Other (expense) income, net
Other (expense) income, net, which primarily consists of gains and losses from foreign currency
transactions, was $0.8 million of expense, $0.4 million of income and $45,000 of expense for fiscal
2009, 2008 and 2007, respectively. The changes each year were driven by foreign currency exchange
gains and losses realized during each period.
Interest expense
Interest expense, which consists of interest paid to financial institutions on outstanding balances
on our credit facilities, was $1.4 million, $1.7 million and $1.8 million in fiscal 2009, 2008 and 2007,
respectively.
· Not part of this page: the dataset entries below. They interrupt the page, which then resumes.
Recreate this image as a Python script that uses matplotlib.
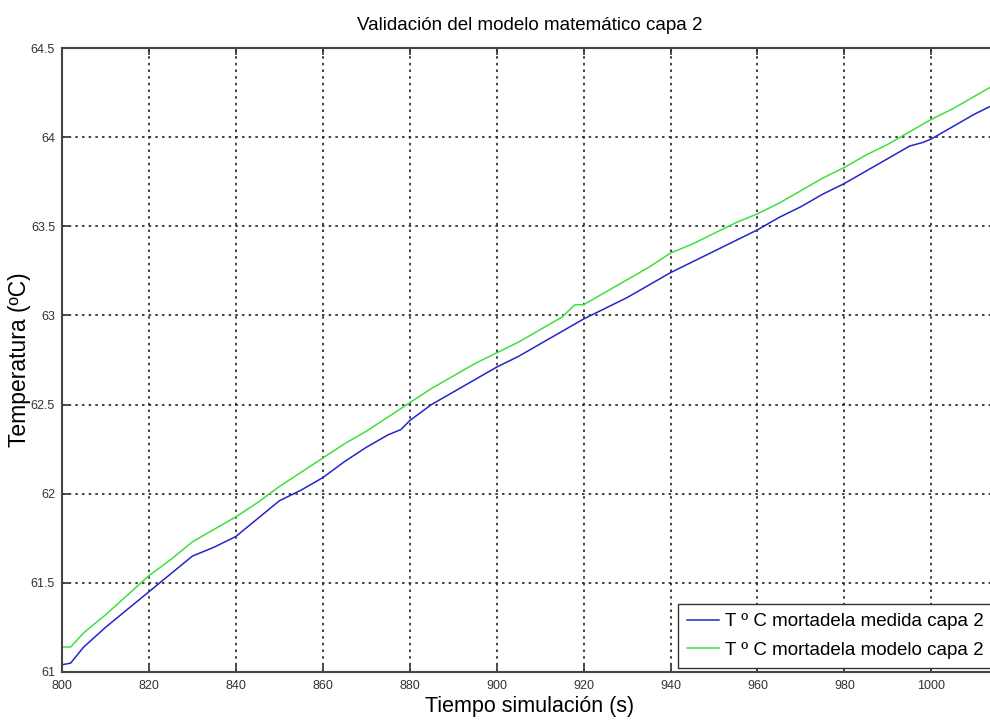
import numpy as np
import matplotlib
matplotlib.use("Agg")
import matplotlib.pyplot as plt

plt.rcParams['font.family'] = ['Liberation Sans', 'DejaVu Sans']

# valores (tiempo en s, temperatura en ºC)
t_medida = [800, 802, 805, 810, 815, 820, 825, 830, 835, 840, 845, 850, 855, 860,
            865, 870, 875, 878, 880, 885, 890, 895, 900, 905, 910, 915, 920, 925,
            930, 935, 940, 945, 950, 955, 960, 965, 970, 975, 980, 985, 990, 995,
            998, 1000, 1005, 1010, 1015]
T_medida = [61.04, 61.05, 61.14, 61.25, 61.35, 61.45, 61.55, 61.65, 61.70, 61.76,
            61.86, 61.96, 62.02, 62.09, 62.18, 62.26, 62.33, 62.36, 62.41, 62.50,
            62.57, 62.64, 62.71, 62.77, 62.84, 62.91, 62.98, 63.04, 63.10, 63.17,
            63.24, 63.30, 63.36, 63.42, 63.48, 63.55, 63.61, 63.68, 63.74, 63.81,
            63.88, 63.95, 63.97, 63.99, 64.06, 64.13, 64.19]

t_modelo = [800, 802, 805, 810, 815, 820, 825, 830, 835, 840, 845, 850, 855, 860,
            865, 870, 875, 880, 885, 890, 895, 900, 905, 910, 915, 918, 920, 925,
            930, 935, 940, 945, 950, 955, 960, 965, 970, 975, 980, 985, 990, 995,
            1000, 1005, 1010, 1015]
T_modelo = [61.14, 61.14, 61.22, 61.32, 61.43, 61.54, 61.63, 61.73, 61.80, 61.87,
            61.95, 62.04, 62.12, 62.20, 62.28, 62.35, 62.43, 62.51, 62.59, 62.66,
            62.73, 62.79, 62.85, 62.92, 62.99, 63.06, 63.06, 63.13, 63.20, 63.27,
            63.35, 63.40, 63.46, 63.52, 63.57, 63.63, 63.70, 63.77, 63.83, 63.90,
            63.96, 64.03, 64.10, 64.16, 64.23, 64.30]

xticks = [800, 820, 840, 860, 880, 900, 920, 940, 960, 980, 1000]
yticks = [61, 61.5, 62, 62.5, 63, 63.5, 64, 64.5]
ytick_labels = ['61', '61.5', '62', '62.5', '63', '63.5', '64', '64.5']

fig = plt.figure(figsize=(9.9, 7.21), dpi=100)
ax = fig.add_axes([0.0626, 0.068, 0.944, 0.8654])

ax.plot(t_medida, T_medida, color='#2525c8', lw=1.1, label='T º C mortadela medida capa 2')
ax.plot(t_modelo, T_modelo, color='#3ee03e', lw=1.1, label='T º C mortadela modelo capa 2')

ax.set_xlim(800, 1015)
ax.set_ylim(61, 64.5)
ax.set_xticks(xticks)
ax.set_yticks(yticks)
ax.set_yticklabels(ytick_labels)
ax.tick_params(direction='in', length=5, width=1.2, colors='#333333',
               labelsize=9, top=True)
ax.tick_params(axis='x', pad=6)
ax.tick_params(axis='y', pad=5)
for s in ax.spines.values():
    s.set_color('#444444')
    s.set_linewidth(1.5)

ax.grid(True, color='#222222', linestyle=(0, (1.5, 2.5)), linewidth=1.2)

ax.set_title('Validación del modelo matemático capa 2', fontsize=13.5, pad=13)
ax.set_xlabel('Tiempo simulación (s)', fontsize=15.5, labelpad=3)
ax.set_ylabel('Temperatura (ºC)', fontsize=16.5, labelpad=0)

leg = ax.legend(loc='lower right', fontsize=13.5, handlelength=1.7, handletextpad=0.3,
                borderaxespad=0.2, fancybox=False, framealpha=1, borderpad=0.5,
                labelspacing=0.6)
leg.get_frame().set_edgecolor('#333333')
leg.get_frame().set_linewidth(1.0)

fig.savefig('out.png', dpi=100)
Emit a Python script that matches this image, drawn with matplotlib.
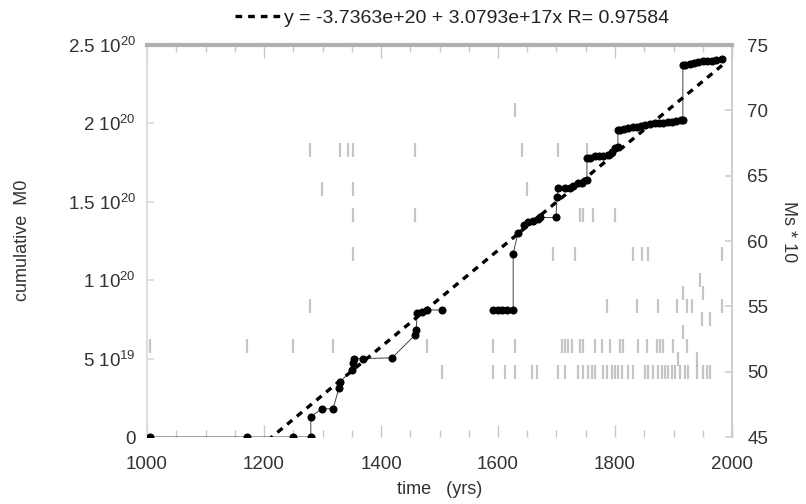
import numpy as np
import matplotlib.pyplot as plt

plt.rcParams['font.family'] = ['Liberation Sans', 'DejaVu Sans']
plt.rcParams['mathtext.fontset'] = 'custom'
plt.rcParams['mathtext.rm'] = 'Liberation Sans'
plt.rcParams['mathtext.it'] = 'Liberation Sans:italic'

# cumulative seismic moment (units of 1e20), NaN = break in the line
cum_year = [1005, 1171, 1249, 1280, 1280, 1299, 1318, 1328, 1330, 1350, 1352, 1354,
            1369, 1419, 1458, 1460, 1462, 1470, 1479, 1504, np.nan,
            1591, 1600, 1607, 1615, 1626, 1626, 1634, 1645, 1651, 1660, 1668, 1672,
            1699, 1701, 1703, 1715, 1723, 1728, 1737, 1744, 1752, 1752, 1758, 1765,
            1773, 1780, 1788, 1795, 1800, 1805, 1805, 1808, 1815, 1822, 1830, 1838,
            1845, 1852, 1860, 1868, 1875, 1882, 1890, 1898, 1905, 1912, 1916, 1916,
            1920, 1928, 1935, 1942, 1950, 1958, 1965, 1972, 1983]
cum_m0 = [0, 0, 0, 0, 0.13, 0.18, 0.18, 0.31, 0.35, 0.43, 0.47, 0.50,
          0.50, 0.505, 0.65, 0.68, 0.79, 0.80, 0.81, 0.81, np.nan,
          0.81, 0.81, 0.81, 0.81, 0.81, 1.17, 1.30, 1.35, 1.37, 1.38, 1.39, 1.40,
          1.40, 1.53, 1.59, 1.59, 1.59, 1.60, 1.62, 1.62, 1.64, 1.78, 1.78, 1.79,
          1.79, 1.79, 1.80, 1.82, 1.84, 1.85, 1.96, 1.96, 1.965, 1.97, 1.975, 1.98,
          1.985, 1.99, 1.995, 2.00, 2.00, 2.005, 2.01, 2.01, 2.015, 2.02, 2.02, 2.37,
          2.375, 2.38, 2.385, 2.39, 2.395, 2.40, 2.40, 2.405, 2.41]

# surface-wave magnitudes (Ms * 10) by year
ms_year = [1279, 1330, 1344, 1352, 1458, 1641, 1703, 1752,
           1629,
           1299, 1352, 1650,
           1352, 1458, 1740, 1745, 1762, 1800,
           1352, 1694, 1732, 1831, 1846, 1857, 1983,
           1945,
           1916, 1950,
           1279, 1786, 1838, 1874, 1906, 1923, 1932, 1983,
           1949, 1962,
           1916,
           1005, 1171, 1249, 1318, 1479, 1591, 1629, 1709, 1715, 1720, 1726, 1740,
           1745, 1766, 1778, 1791, 1809, 1814, 1839, 1855, 1872, 1877, 1882, 1899, 1923,
           1908, 1940,
           1504, 1591, 1612, 1629, 1658, 1667, 1703, 1715, 1737, 1745, 1754, 1761,
           1766, 1779, 1786, 1795, 1800, 1805, 1812, 1822, 1831, 1851, 1857, 1865,
           1874, 1880, 1886, 1891, 1897, 1903, 1911, 1920, 1925, 1940, 1950, 1957, 1962]
ms_val = ([67] * 8 + [70] + [64] * 3 + [62] * 6 + [59] * 7 + [57] + [56] * 2 +
          [55] * 8 + [54] * 2 + [53] + [52] * 25 + [51] * 2 + [50] * 37)

fit_a, fit_b, fit_r = -3.7363e+20, 3.0793e+17, 0.97584
fit_label = 'y = -3.7363e+20 + 3.0793e+17x R= 0.97584'

left_ticks = [0, 0.5e20, 1e20, 1.5e20, 2e20, 2.5e20]
left_labels = ['0', r'5 $10^{19}$', r'1 $10^{20}$', r'1.5 $10^{20}$', r'2 $10^{20}$', r'2.5 $10^{20}$']
right_ticks = [45, 50, 55, 60, 65, 70, 75]

fig = plt.figure(figsize=(8.06, 5.04), dpi=100)
ax = fig.add_axes([147 / 806, 1 - 437 / 504, 585 / 806, 392 / 504])
ax2 = ax.twinx()

ax2.plot(ms_year, ms_val, '|', color='#808080', alpha=0.45, ms=10, mew=1.6)
ax2.set_ylim(45, 75)
ax2.set_yticks(right_ticks)

yrs = np.array(cum_year, dtype=float)
m0 = np.array(cum_m0) * 1e20
ax.plot(yrs, m0, '-', color='#444444', lw=0.7, zorder=3)
ax.plot(yrs, m0, 'o', color='black', ms=4.8, zorder=4)

fx = np.array([np.nanmin(yrs), np.nanmax(yrs)])
line, = ax.plot(fx, fit_a + fit_b * fx, color='black', lw=2.4, dashes=(2.0, 1.8),
                zorder=5, label=fit_label)
ax.set_zorder(ax2.get_zorder() + 1)
ax.patch.set_visible(False)

ax.set_xlim(1000, 2000)
ax.set_ylim(0, 2.5e20)
ax.set_yticks(left_ticks)
ax.set_yticklabels(left_labels)
ax.set_xticks(range(1000, 2001, 200))
ax.set_xticks(range(1000, 2001, 50), minor=True)

for a in (ax, ax2):
    for s in a.spines.values():
        s.set_visible(False)
ax.spines['top'].set_visible(True)
ax.spines['top'].set_color('#b0b0b0')
ax.spines['top'].set_linewidth(3)
ax.spines['left'].set_visible(True)
ax.spines['left'].set_color('#dddddd')
ax.spines['left'].set_linewidth(1.5)
ax2.spines['right'].set_visible(True)
ax2.spines['right'].set_color('#d0d0d0')
ax2.spines['right'].set_linewidth(1.5)

ax.tick_params(axis='x', which='major', direction='in', length=9, width=1,
               color='#c8c8c8', top=True, labelsize=13.5, labelcolor='#333333', pad=14)
ax.tick_params(axis='x', which='minor', direction='in', length=5, width=1,
               color='#c8c8c8', top=True)
ax.tick_params(axis='y', direction='in', length=5, width=1.2, color='#d8d8d8',
               labelsize=13.5, labelcolor='#333333', pad=8)
ax2.tick_params(axis='y', direction='in', length=5, width=1.2, color='#d0d0d0',
                labelsize=13.5, labelcolor='#333333', pad=11)
ax.yaxis.get_major_ticks()[4].tick1line.set_color('#666666')

fig.text(23 / 806, 1 - 240 / 504, 'cumulative  M0', rotation=90, ha='center',
         va='center', fontsize=13, color='#333333')
fig.text(440 / 806, 1 - 490 / 504, 'time   (yrs)', ha='center', va='center',
         fontsize=13, color='#333333')
fig.text(789 / 806, 1 - 232 / 504, 'Ms * 10', rotation=270, ha='center',
         va='center', fontsize=13, color='#333333')

fig.legend(handles=[line], loc='center', bbox_to_anchor=(452 / 806, 1 - 18 / 504),
           frameon=False, fontsize=14, handlelength=2.4, handletextpad=0.1,
           borderpad=0, labelcolor='#222222')

fig.savefig('out.png', dpi=100)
The decrease each year was due to a decrease in the outstanding principal on our bank
loans during the period.
Income tax provision
In thousands
Year Ended June 30,
2009 2008 2007
Income tax provision ................................................ $5,417 $4,261 $2,880
Effective tax rate...................................................... 8.9% 9.7% 9.6%
For the fiscal year ended June 30, 2009, our tax expense, which is calculated on a jurisdiction by
jurisdiction basis, primarily consisted of tax provisions for our subsidiaries in the United States, the
Netherlands, Spain, Canada and Switzerland. The taxable income for the United States, Dutch,
Spanish, Canadian, Swiss and Tunisian entities is a function of their level of costs incurred and
charged to Vistaprint Limited under service agreements, which we also refer to as transfer pricing
agreements. The resulting tax liability is incurred regardless of whether the consolidated group is
profitable. The decrease in the effective tax rate in fiscal 2009 as compared to fiscal 2008 is due to a
geographic shift in profits, resulting in increased profits residing in jurisdictions with lower tax rates.